Washington: A highly sensitive new test may soon enable quicker diagnosis of heart attack than is currently possible, a new study has suggested.
One of the most common reasons patients seek care in an emergency department is for acute chest pain.
“Early identification of individuals at high and intermediate risk for myocardial ischemia [insufficient blood flow to the heart muscle] is crucial because they benefit the most from early and aggressive treatment,” the researchers said.
“According to international consensus and task force definitions of myocardial infarction [(MI; heart attack], the diagnosis of MI is based mainly on an elevated cardiac troponin level exceeding the 99th percentile and demonstrating an increase or decrease over time,” they added.
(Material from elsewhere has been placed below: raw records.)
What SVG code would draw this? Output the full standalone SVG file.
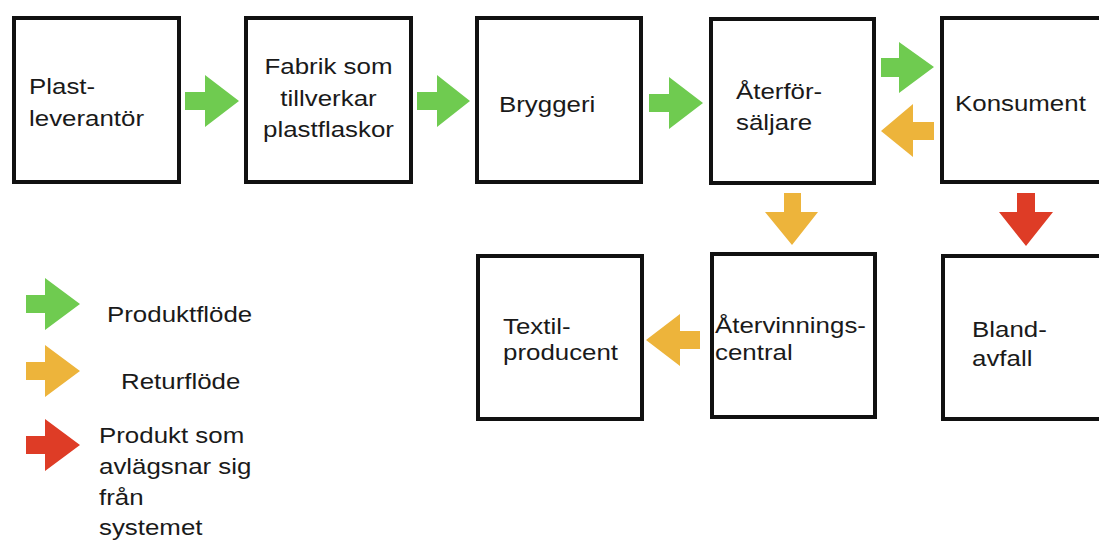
<svg xmlns="http://www.w3.org/2000/svg" width="1099" height="541" viewBox="0 0 1099 541">
<style>
.box{fill:#fff;stroke:#111;stroke-width:4}
.t{font-family:"Liberation Sans",Arial,Helvetica,sans-serif;font-size:22.5px;fill:#1a1a1a}
.c{text-anchor:middle}
.g{fill:#6FCB50}
.y{fill:#EDB43B}
.r{fill:#DE3C26}
</style>
<rect width="1099" height="541" fill="#fff"/>
<g id="connectors">
<polygon class="g" points="185,92 205,92 205,75 239,101 205,127 205,110 185,110"/>
<polygon class="g" points="417,92 437,92 437,75 470,101 437,127 437,110 417,110"/>
<polygon class="g" points="649,94 669,94 669,77 703,103 669,129 669,112 649,112"/>
<polygon class="g" points="881,58 899,58 899,42 934,67 899,93 899,77 881,77"/>
<polygon class="y" points="934,122 913,122 913,104 881,131 913,157 913,140 934,140"/>
<polygon class="y" points="784,193 801,193 801,212 818,212 792,245 765,212 784,212"/>
<polygon class="r" points="1017,193 1035,193 1035,212 1053,212 1026,246 999,212 1017,212"/>
<polygon class="y" points="700,331 680,331 680,314 646,340 680,366 680,349 700,349"/>
</g>
<g id="n1"><rect class="box" x="14" y="18" width="165" height="164"/>
<text class="t" transform="translate(29,94) scale(1.15,1)">Plast-</text>
<text class="t" transform="translate(29,126) scale(1.15,1)">leverantör</text></g>
<g id="n2"><rect class="box" x="246" y="18" width="165" height="164"/>
<text class="t c" transform="translate(328.5,74) scale(1.15,1)">Fabrik som</text>
<text class="t c" transform="translate(328.5,106) scale(1.15,1)">tillverkar</text>
<text class="t c" transform="translate(328.5,137) scale(1.15,1)">plastflaskor</text></g>
<g id="n3"><rect class="box" x="477" y="18" width="164" height="164"/>
<text class="t" transform="translate(499,112) scale(1.15,1)">Bryggeri</text></g>
<g id="n4"><rect class="box" x="711" y="19" width="163" height="164"/>
<text class="t" transform="translate(736,99) scale(1.15,1)">Återför-</text>
<text class="t" transform="translate(736,130) scale(1.15,1)">säljare</text></g>
<g id="n5"><rect class="box" x="942" y="18" width="170" height="164"/>
<text class="t" transform="translate(955,111) scale(1.15,1)">Konsument</text></g>
<g id="n6"><rect class="box" x="478" y="256" width="164" height="163"/>
<text class="t" transform="translate(503,334) scale(1.15,1)">Textil-</text>
<text class="t" transform="translate(503,360) scale(1.15,1)">producent</text></g>
<g id="n7"><rect class="box" x="712" y="254" width="163" height="163"/>
<text class="t" transform="translate(715,333) scale(1.15,1)">Återvinnings-</text>
<text class="t" transform="translate(715,360) scale(1.15,1)">central</text></g>
<g id="n8"><rect class="box" x="943" y="256" width="170" height="163"/>
<text class="t" transform="translate(972,337) scale(1.15,1)">Bland-</text>
<text class="t" transform="translate(972,366) scale(1.15,1)">avfall</text></g>
<g id="legend">
<polygon class="g" points="26,295 45,295 45,278 80,304 45,330 45,313 26,313"/>
<polygon class="y" points="26,362 45,362 45,345 80,371 45,397 45,380 26,380"/>
<polygon class="r" points="26,436 45,436 45,419 80,445 45,471 45,454 26,454"/>
<text class="t" transform="translate(107,322) scale(1.15,1)">Produktflöde</text>
<text class="t" transform="translate(121,389) scale(1.15,1)">Returflöde</text>
<text class="t" transform="translate(99,443) scale(1.15,1)">Produkt som</text>
<text class="t" transform="translate(99,474) scale(1.15,1)">avlägsnar sig</text>
<text class="t" transform="translate(99,505) scale(1.15,1)">från</text>
<text class="t" transform="translate(99,535) scale(1.15,1)">systemet</text>
</g>
</svg>
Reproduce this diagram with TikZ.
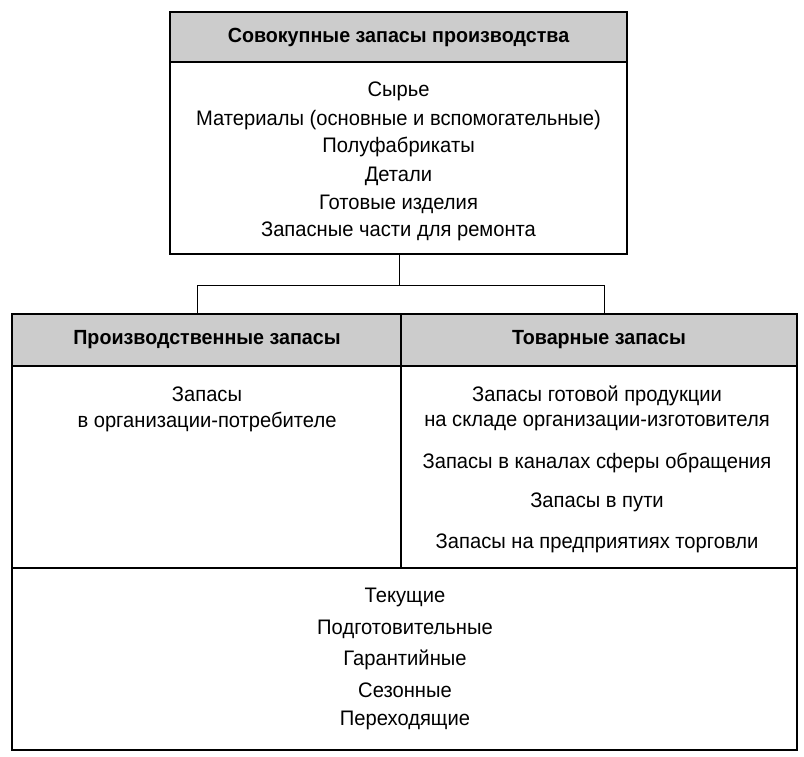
\documentclass[tikz,border=0pt]{standalone}
\usepackage{fontspec}
\setmainfont[FakeStretch=0.96]{Liberation Sans}
\begin{document}
\begin{tikzpicture}[x=1pt,y=-1pt,
  txt/.style={font=\fontsize{21}{24}\selectfont,inner sep=0pt,anchor=center},
  hdr/.style={txt,font=\fontsize{20.5}{24}\selectfont\bfseries},
  ln/.style={line width=1.2pt},
  band/.style={fill=gray!40}]
\useasboundingbox (0,0) rectangle (804,756);
% top box
\fill[band] (170,12) rectangle (627,62);
\draw[ln] (170,12) rectangle (627,254);
\draw[ln] (170,62) -- (627,62);
\node[hdr] (th) at (398.5,37) {Совокупные запасы производства};
\node[txt] (t1) at (398.5,91) {Сырье};
\node[txt] (t2) at (398.5,120) {Материалы (основные и вспомогательные)};
\node[txt] (t3) at (398.5,147) {Полуфабрикаты};
\node[txt] (t4) at (398.5,176) {Детали};
\node[txt] (t5) at (398.5,204) {Готовые изделия};
\node[txt] (t6) at (398.5,231) {Запасные части для ремонта};
% connector
\coordinate (c0) at (399,254);
\coordinate (c1) at (399,285);
\coordinate (cl) at (197,285);
\coordinate (cr) at (604,285);
\coordinate (dl) at (197,314);
\coordinate (dr) at (604,314);
\draw (c0) -- (c1);
\draw (dl) -- (cl) -- (cr) -- (dr);
% lower box
\fill[band] (12,314) rectangle (797,366);
\draw[ln] (12,314) rectangle (797,750);
\draw[ln] (12,366) -- (797,366);
\draw[ln] (401,314) -- (401,568);
\draw[ln] (12,568) -- (797,568);
\node[hdr] (lh) at (207,340) {Производственные запасы};
\node[hdr] (rh) at (599,340) {Товарные запасы};
\node[txt] (l1) at (207,394) {Запасы};
\node[txt] (l2) at (207,422) {в организации-потребителе};
\node[txt] (r1) at (597,396) {Запасы готовой продукции};
\node[txt] (r2) at (597,423) {на складе организации-изготовителя};
\node[txt] (r3) at (597,463) {Запасы в каналах сферы обращения};
\node[txt] (r4) at (597,502) {Запасы в пути};
\node[txt] (r5) at (597,543) {Запасы на предприятиях торговли};
\node[txt] (b1) at (405,597) {Текущие};
\node[txt] (b2) at (405,629) {Подготовительные};
\node[txt] (b3) at (405,660) {Гарантийные};
\node[txt] (b4) at (405,690) {Сезонные};
\node[txt] (b5) at (405,720) {Переходящие};
\end{tikzpicture}
\end{document}
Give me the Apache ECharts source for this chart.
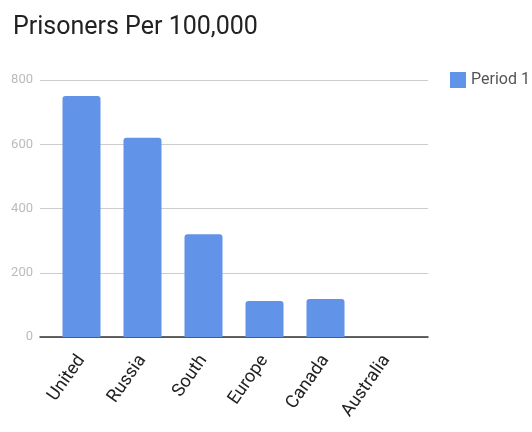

Highly sensitive troponin assays have been developed recently that reliably assess troponin levels in more than 50 percent of the general population.
“The reliable detection of very low troponin concentrations using these new highly sensitive assays in the acute setting might pose a challenge in everyday clinical practice,” they said.
Till Keller, M.D., of the University Heart Center Hamburg, Germany, and colleagues evaluated the diagnostic performance of the newly developed highly sensitive troponin I (hsTnI) assay compared with a contemporary troponin I (cTnI) assay and their serial changes in the diagnosis of heart attack.
The study included a total of 1,818 patients with suspected acute coronary syndrome (condition such as heart attack or angina) who were enrolled at chest pain units in Germany from 2007 to 2008. Twelve biomarkers including hsTnI and cTnI were measured on admission and after 3 and 6 hours.
Of the patients in the study, 413 (22.7 percent) had a final discharge diagnosis of acute MI. For discrimination of acute MI, both hsTnI and cTnI were superior to the other evaluated diagnostic biomarkers.
Using the 99th percentile cutoff, hsTnI on admission had a sensitivity of 82.3 percent and negative predictive value (NPV) of 94.7 percent; hsTnI determined after 3 hours had a sensitivity of 98.2 percent with NPV of 99.4 percent.
Compared with hsTnI, the cTnI assay (using the 99th percentile as cutoff) had comparable sensitivity and NPV: 79.4 percent sensitivity and 94.0 percent NPV on admission, and 98.2 percent sensitivity and 99.4 percent NPV after 3 hours.
The study has been recently published in JAMA.